◆ **Entries shown**:
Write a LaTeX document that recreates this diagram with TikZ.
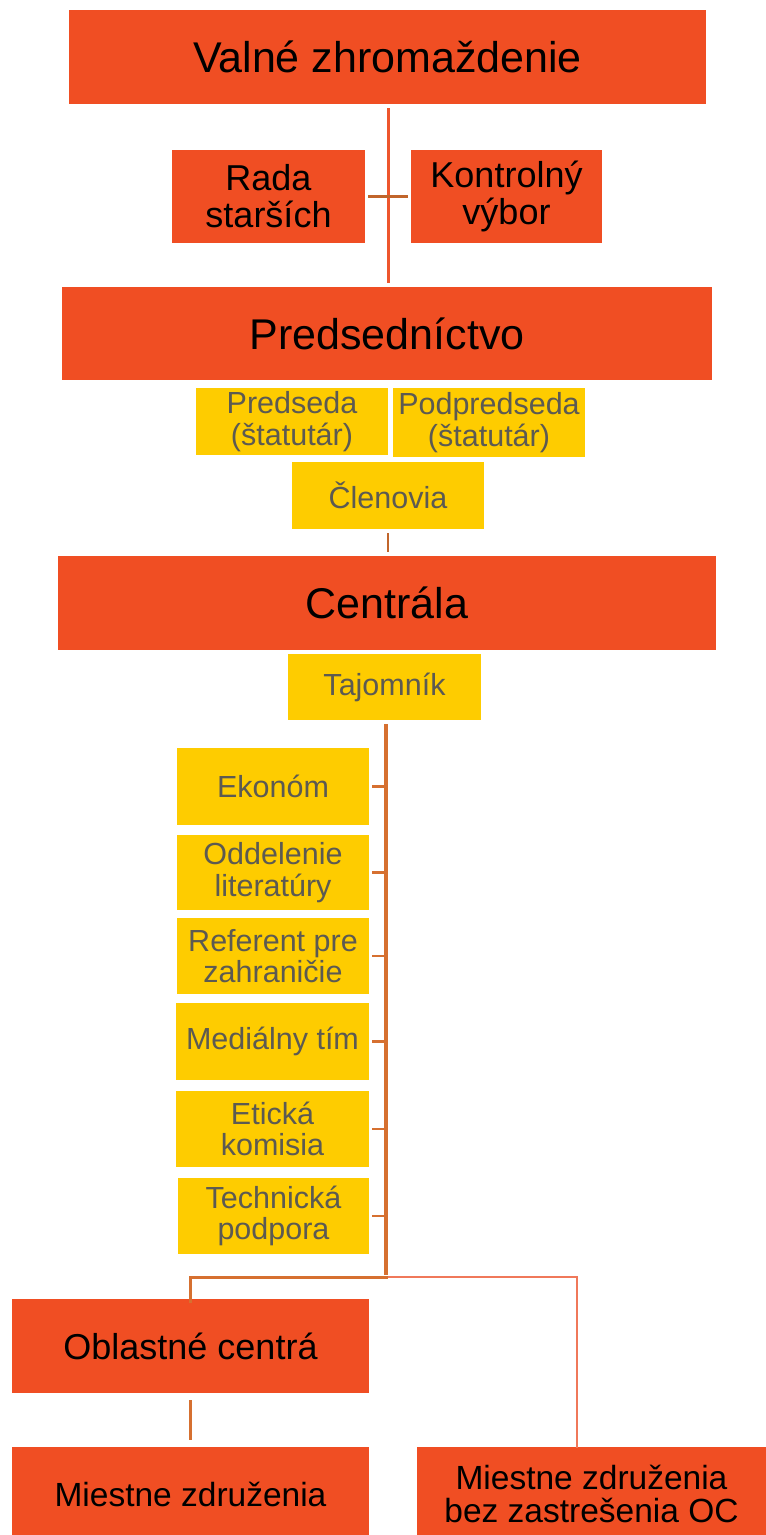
\documentclass[tikz,border=0pt]{standalone}
\usepackage{fontspec}
\setmainfont{Liberation Sans}
\definecolor{boxred}{RGB}{240,78,35}
\definecolor{boxyel}{RGB}{254,204,0}
\definecolor{txtgray}{RGB}{92,90,82}
\definecolor{lnred}{RGB}{238,86,45}
\definecolor{lnbrown}{RGB}{214,112,48}
\definecolor{lnlight}{RGB}{240,120,90}
\begin{document}
\begin{tikzpicture}[x=1pt,y=-1pt,
  redbox/.style={fill=boxred, draw=none, inner sep=0pt, align=center, text=black},
  yelbox/.style={fill=boxyel, draw=none, inner sep=0pt, align=center, text=txtgray,
     font=\fontsize{30.5}{31.5}\selectfont},
  bigtxt/.style={font=\fontsize{43}{45}\selectfont},
  midtxt/.style={font=\fontsize{36}{37}\selectfont},
  octxt/.style={font=\fontsize{36}{36}\selectfont},
  smtxt/.style={font=\fontsize{33.5}{33}\selectfont},
  thinline/.style={draw=lnred, line width=3pt},
  crossline/.style={draw=lnbrown!90!black, line width=3pt},
  thickline/.style={draw=lnbrown, line width=4pt},
  tickline/.style={draw=lnbrown, line width=2.5pt},
  lightline/.style={draw=lnlight, line width=2pt}
]
\useasboundingbox (0,0) rectangle (766,1535);

% top level
\node[redbox, bigtxt, minimum width=637pt, minimum height=94pt] (vz) at (387.5,57) {Valné zhromaždenie};
\node[redbox, midtxt, minimum width=193pt, minimum height=93pt] (rs) at (268.5,196.5) {Rada\\starších};
\node[redbox, midtxt, minimum width=191pt, minimum height=93pt] (kv) at (506.5,196.5) {Kontrolný\\výbor};
\node[redbox, bigtxt, minimum width=650pt, minimum height=93pt] (pr) at (387,333.5) {Predsedníctvo};

\node[yelbox, minimum width=192pt, minimum height=67pt] (pd) at (292,421.5) {Predseda\\(štatutár)};
\node[yelbox, minimum width=192pt, minimum height=69pt] (pp) at (489,422.5) {Podpredseda\\(štatutár)};
\node[yelbox, minimum width=192pt, minimum height=67pt] (cl) at (388,495.5) {Členovia};

\node[redbox, bigtxt, minimum width=658pt, minimum height=94pt] (ce) at (387,603) {Centrála};
\node[yelbox, minimum width=193pt, minimum height=66pt] (tj) at (384.5,687) {Tajomník};

\node[yelbox, minimum width=192pt, minimum height=77pt] (ek) at (273,786.5) {Ekonóm};
\node[yelbox, minimum width=192pt, minimum height=75pt] (ol) at (273,872.5) {Oddelenie\\literatúry};
\node[yelbox, minimum width=192pt, minimum height=76pt] (rz) at (273,956) {Referent pre\\zahraničie};
\node[yelbox, minimum width=193pt, minimum height=77pt] (mt) at (272.5,1041.5) {Mediálny tím};
\node[yelbox, minimum width=193pt, minimum height=76pt] (et) at (272.5,1129) {Etická\\komisia};
\node[yelbox, minimum width=191pt, minimum height=76pt] (tp) at (273.5,1216) {Technická\\podpora};

\node[redbox, octxt, minimum width=357pt, minimum height=94pt] (oc) at (190.5,1346) {Oblastné centrá};
\node[redbox, smtxt, minimum width=357pt, minimum height=94pt] (mz) at (190.5,1494) {Miestne združenia};
\node[redbox, smtxt, minimum width=349pt, minimum height=94pt] (mb) at (591.5,1494) {Miestne združenia\\bez zastrešenia OC};

\coordinate (j) at (386,1277);
\coordinate (r) at (577,1277);

% connectors
\draw[thinline, shorten <=4pt, shorten >=4pt] (vz.south -| 388,0) -- (pr.north -| 388,0);
\draw[crossline, shorten <=3pt, shorten >=3pt] (rs.east) -- (kv.west);
\draw[crossline, line width=2.5pt, shorten <=4pt, shorten >=4pt] (cl.south) -- (cl.south |- ce.north);
\draw[thickline] ([yshift=-4pt]tj.south -| j) -- ([yshift=2pt]j);
\foreach \b in {ek,ol,rz,mt,et,tp}{
  \draw[tickline, shorten <=3pt] (\b.east) -- (\b.east -| j);
}
\draw[lightline] (j) -- (r) -- ([yshift=-1pt]r |- mb.north);
\draw[tickline, line width=3pt] ([xshift=2pt]j) -- (j -| oc) -- ([yshift=-4pt]oc.north);
\draw[tickline, line width=3pt, shorten <=7pt, shorten >=7pt] (oc.south) -- (mz.north);
\end{tikzpicture}
\end{document}
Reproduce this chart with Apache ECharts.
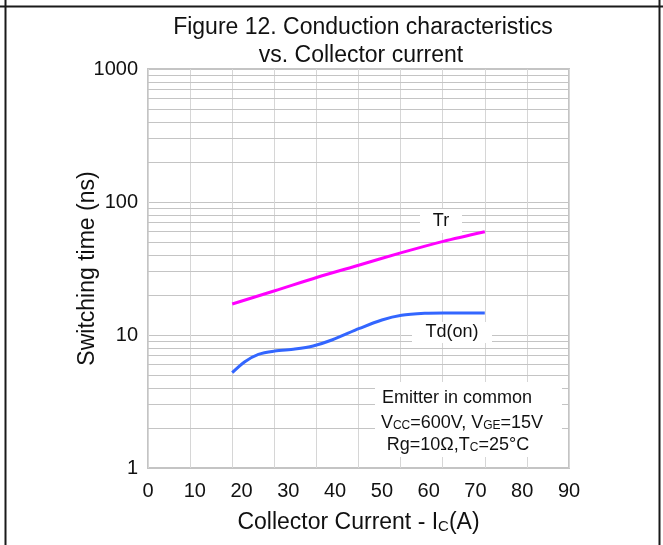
<!DOCTYPE html>
<html>
<head>
<meta charset="utf-8">
<script src="https://cdn.jsdelivr.net/npm/echarts@6/dist/echarts.min.js"></script>
<style>
html,body{margin:0;padding:0;background:#fff;}
#chart{width:663px;height:545px;}
</style>
</head>
<body>
<div id="chart"></div>
<script>
// ---- data ----
const xTickLabels = [0, 10, 20, 30, 40, 50, 60, 70, 80, 90];
const yTickLabels = [1, 10, 100, 1000];
const trX  = [18, 27.1, 36.2, 45.2, 54.2, 63.1, 72];
const trY  = [17.1, 21.5, 27.2, 33.6, 41.6, 50.6, 59.8];
const tdX  = [18, 20.7, 23.6, 27.1, 31.4, 35.3, 39.3, 45.2, 50, 54.2, 59.2, 63.1, 72];
const tdY  = [5.21, 6.3, 7.16, 7.58, 7.85, 8.27, 9.17, 11.2, 12.97, 14.07, 14.56, 14.64, 14.64];
const minorGrid = [2,3,4,5,6,7,8,9,20,30,40,50,60,70,80,90,200,300,400,500,600,700,800,900];

const FONT = 'Liberation Sans, Arial, sans-serif';
const chart = echarts.init(document.getElementById('chart'), null, {renderer: 'canvas'});

const pair = (xs, ys) => xs.map((x, i) => [x, ys[i]]);

const option = {
  animation: false,
  backgroundColor: '#ffffff',
  grid: {
    left: 148, top: 69, width: 421, height: 399,
    show: true, borderColor: '#c4c4c4', borderWidth: 2, backgroundColor: 'transparent'
  },
  xAxis: [
    {
      type: 'value', min: 0, max: 90, interval: 9, position: 'bottom',
      axisLine: {show: false}, axisTick: {show: false}, axisLabel: {show: false},
      splitLine: {show: true, lineStyle: {color: '#d6d6d6', width: 1}}
    },
    {
      type: 'value', min: 0, max: 90, interval: 10, position: 'bottom',
      axisLine: {show: false}, axisTick: {show: false},
      splitLine: {show: false},
      axisLabel: {
        show: true, margin: 13, fontSize: 20, color: '#111', fontFamily: FONT,
        formatter: v => xTickLabels.indexOf(v) >= 0 ? String(v) : ''
      },
      name: 'Collector Current - I{sub|C}(A)',
      nameLocation: 'middle', nameGap: 43, nameMoveOverlap: false,
      nameTextStyle: {
        fontSize: 23, color: '#111', fontFamily: FONT,
        rich: {sub: {fontSize: 15, color: '#111', fontFamily: FONT, verticalAlign: 'bottom', lineHeight: 14}}
      }
    }
  ],
  yAxis: {
    type: 'log', logBase: 10, min: 1, max: 1000,
    axisLine: {show: false}, axisTick: {show: false},
    axisLabel: {
      margin: 10, fontSize: 20, color: '#111', fontFamily: FONT,
      formatter: v => yTickLabels.indexOf(Math.round(v)) >= 0 ? String(Math.round(v)) : ''
    },
    splitLine: {show: true, lineStyle: {color: '#c4c4c4', width: 1}},
    name: 'Switching time (ns)', nameLocation: 'middle', nameGap: 49, nameMoveOverlap: false,
    nameTextStyle: {fontSize: 23, color: '#111', fontFamily: FONT}
  },
  series: [
    {
      type: 'line', name: 'grid', data: [], z: 1, silent: true,
      markLine: {
        silent: true, symbol: ['none', 'none'], animation: false,
        label: {show: false},
        lineStyle: {color: '#c4c4c4', width: 1, type: 'solid'},
        emphasis: {disabled: true},
        data: minorGrid.map(v => ({yAxis: v}))
      }
    },
    {
      type: 'line', name: 'Tr', data: pair(trX, trY), smooth: 0.3,
      showSymbol: false, symbol: 'none', z: 5,
      lineStyle: {color: '#ff00ff', width: 3}
    },
    {
      type: 'line', name: 'Td(on)', data: pair(tdX, tdY), smooth: 0.3,
      showSymbol: false, symbol: 'none', z: 5,
      lineStyle: {color: '#3366ff', width: 3}
    }
  ],
  graphic: [
    // outer frame
    {type: 'line', z: 100, shape: {x1: 0, y1: 6.5, x2: 663, y2: 6.5}, style: {stroke: '#1a1a1a', lineWidth: 2}},
    {type: 'line', z: 100, shape: {x1: 5.5, y1: 0, x2: 5.5, y2: 545}, style: {stroke: '#1a1a1a', lineWidth: 2}},
    {type: 'line', z: 100, shape: {x1: 659.5, y1: 0, x2: 659.5, y2: 545}, style: {stroke: '#1a1a1a', lineWidth: 2}},
    // title
    {type: 'text', z: 100, x: 363, y: 28, style: {text: 'Figure 12. Conduction characteristics', fontSize: 23, fontFamily: FONT, fill: '#111', align: 'center', verticalAlign: 'middle'}},
    {type: 'text', z: 100, x: 361, y: 56, style: {text: 'vs. Collector current', fontSize: 23, fontFamily: FONT, fill: '#111', align: 'center', verticalAlign: 'middle'}},
    // curve labels
    {type: 'rect', z: 100, shape: {x: 420, y: 209, width: 42, height: 24}, style: {fill: '#fff'}},
    {type: 'text', z: 101, x: 441, y: 221, style: {text: 'Tr', fontSize: 18, fontFamily: FONT, fill: '#111', align: 'center', verticalAlign: 'middle'}},
    {type: 'rect', z: 100, shape: {x: 412, y: 322, width: 80, height: 21}, style: {fill: '#fff'}},
    {type: 'text', z: 101, x: 452, y: 332, style: {text: 'Td(on)', fontSize: 18, fontFamily: FONT, fill: '#111', align: 'center', verticalAlign: 'middle'}},
    // conditions box
    {type: 'rect', z: 100, shape: {x: 375, y: 382, width: 187, height: 75}, style: {fill: '#fff'}},
    {type: 'text', z: 101, x: 457, y: 398, style: {text: 'Emitter in common', fontSize: 18, fontFamily: FONT, fill: '#111', align: 'center', verticalAlign: 'middle'}},
    {type: 'text', z: 101, x: 462, y: 421, style: {
      text: '{n|V}{s|CC}{n|=600V, V}{s|GE}{n|=15V}', align: 'center', verticalAlign: 'middle',
      rich: {
        n: {fontSize: 18, fontFamily: FONT, fill: '#111', color: '#111', lineHeight: 22, verticalAlign: 'bottom'},
        s: {fontSize: 12, fontFamily: FONT, fill: '#111', color: '#111', lineHeight: 12, verticalAlign: 'bottom'}
      }
    }},
    {type: 'text', z: 101, x: 458, y: 443, style: {
      text: '{n|Rg=10Ω,T}{s|C}{n|=25°C}', align: 'center', verticalAlign: 'middle',
      rich: {
        n: {fontSize: 18, fontFamily: FONT, fill: '#111', color: '#111', lineHeight: 22, verticalAlign: 'bottom'},
        s: {fontSize: 12, fontFamily: FONT, fill: '#111', color: '#111', lineHeight: 12, verticalAlign: 'bottom'}
      }
    }}
  ]
};
chart.setOption(option);
</script>
</body>
</html>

◆ **Directive**:
Pick out the lines above containing the word "this", then copy them.

◆ **Complete answer**:
Write a LaTeX document that recreates this diagram with TikZ.
Reproduce this chart with Apache ECharts.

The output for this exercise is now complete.